Why does PHP dominate the CMS space?


Why does PHP dominate the CMS space?


  👤 diceduckmonk Accepted Answer ✓
I've noticed people are looking for every nail to hammer with the Rust hammer: text editors, game engines, web frameworks. Why not CMS?

👤 pprotas
Not sure if anybody has the full answer to this, but I think it’s partially because PHP was one of the first languages that enabled dynamic webpage content. Wordpress (the biggest CMS) was built on top of that and dominated the market. First movers’ advantage, basically.

👤 tobinfekkes
Because the language is so accessible and versatile.

That also has some downsides, of course, as people have been hating on it since it started.

But, as you've pointed out, it's hard to argue or dispute its dominance, so it must be doing something right. No language is perfect, they're all a series of tradeoffs that you have to discern, then decide on the best tool for the job.

It appears accessibility goes a long way, and low barrier of entry to "make it your own" is worth something.


👤 pkrotich
It’s because even $5/month shared hosting plan has it. Simply put - PHP is everywhere!

Most CMS are installed via auto-installers (e.g on cpanel) and are also managed by mostly nontechnical users using shared hosting! So… if your CMS is written in Perl or Python with tones of modules required then you’re out of luck when it comes to adoption.


👤 i0nutzb
Mostly related to hosting requirements, thus hosting pricing.

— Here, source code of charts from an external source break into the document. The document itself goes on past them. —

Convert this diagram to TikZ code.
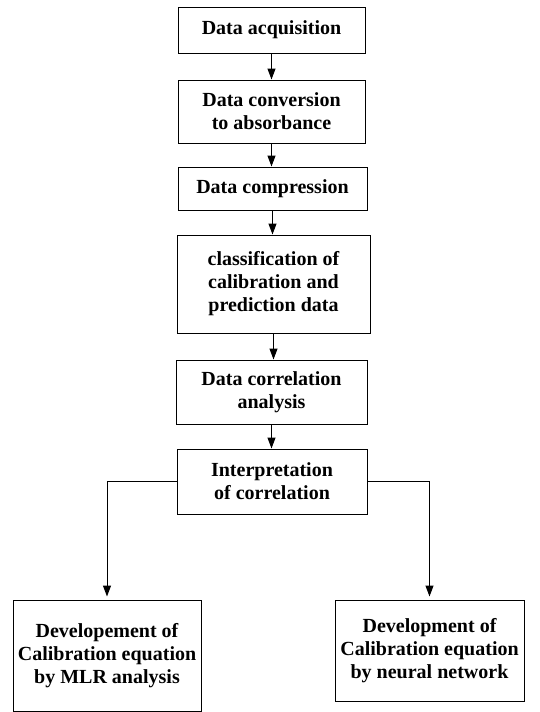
\documentclass[tikz,border=0pt]{standalone}
\usepackage{fontspec}
\setmainfont{Liberation Serif}
\usetikzlibrary{arrows.meta, calc}
\tikzset{
  stg/.style args={#1/#2}{
    rectangle, draw=black, fill=white,
    font=\fontsize{20}{23}\selectfont\bfseries, align=center,
    inner sep=2pt, minimum width=#1, minimum height=#2,
    line width=1pt,
  },
  arr/.style={
    -{Triangle[length=11pt,width=8pt]},
    line width=1pt,
  },
}

\begin{document}
\begin{tikzpicture}[x=1pt,y=-1pt]
    \useasboundingbox (0,0) rectangle (539,712);
    % main column
    \foreach \n/\lbl/\x/\y/\w/\h in {1/{Data acquisition}/271.5/30/187/46,
                            2/{Data conversion\\to absorbance}/271.5/111.5/187/63,
                            3/{Data compression}/272.5/188.5/189/43,
                            4/{classification of\\calibration and\\prediction data}/273.5/284/193/98,
                            5/{Data correlation\\analysis}/271.5/392/191/64,
                            6/{Interpretation\\of correlation}/272/481.5/190/65}{
      \node[stg={\w pt}/{\h pt}] (s\n) at (\x,\y) {\lbl};
    }
    \foreach \a/\b in {1/2, 2/3, 3/4, 4/5, 5/6}{
      \draw[arr] (s\a.south) -- (s\a.south |- s\b.north);
    }
    % two branches
    \node[stg=188pt/111pt] (mlr) at (107,655.5) {Developement of\\Calibration equation\\by MLR analysis};
    \node[stg=189pt/101pt] (ann) at (429.5,650.5) {Development of\\Calibration equation\\by neural network};
    \draw[arr, shorten >=3pt] (s6.west) -| (mlr.north);
    \draw[arr, shorten >=3pt] (s6.east) -| (ann.north);
\end{tikzpicture}
\end{document}
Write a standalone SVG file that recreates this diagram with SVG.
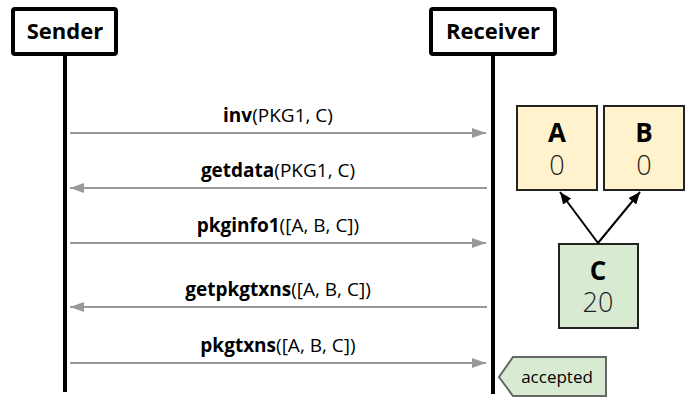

For a PHP application (CMS or anything else) you rarely need something more than „upload these files on your FTP”.

For other languages you need access to CLI. And know-how on how to do this. And (sometimes) elevated access to install stuff.


👤 taubek
PHP has been here for quite some time. Some CMSs also. Take a look at WordPress. I didn't check the recent stats but at one point something like 50% of all web sites were powered by it.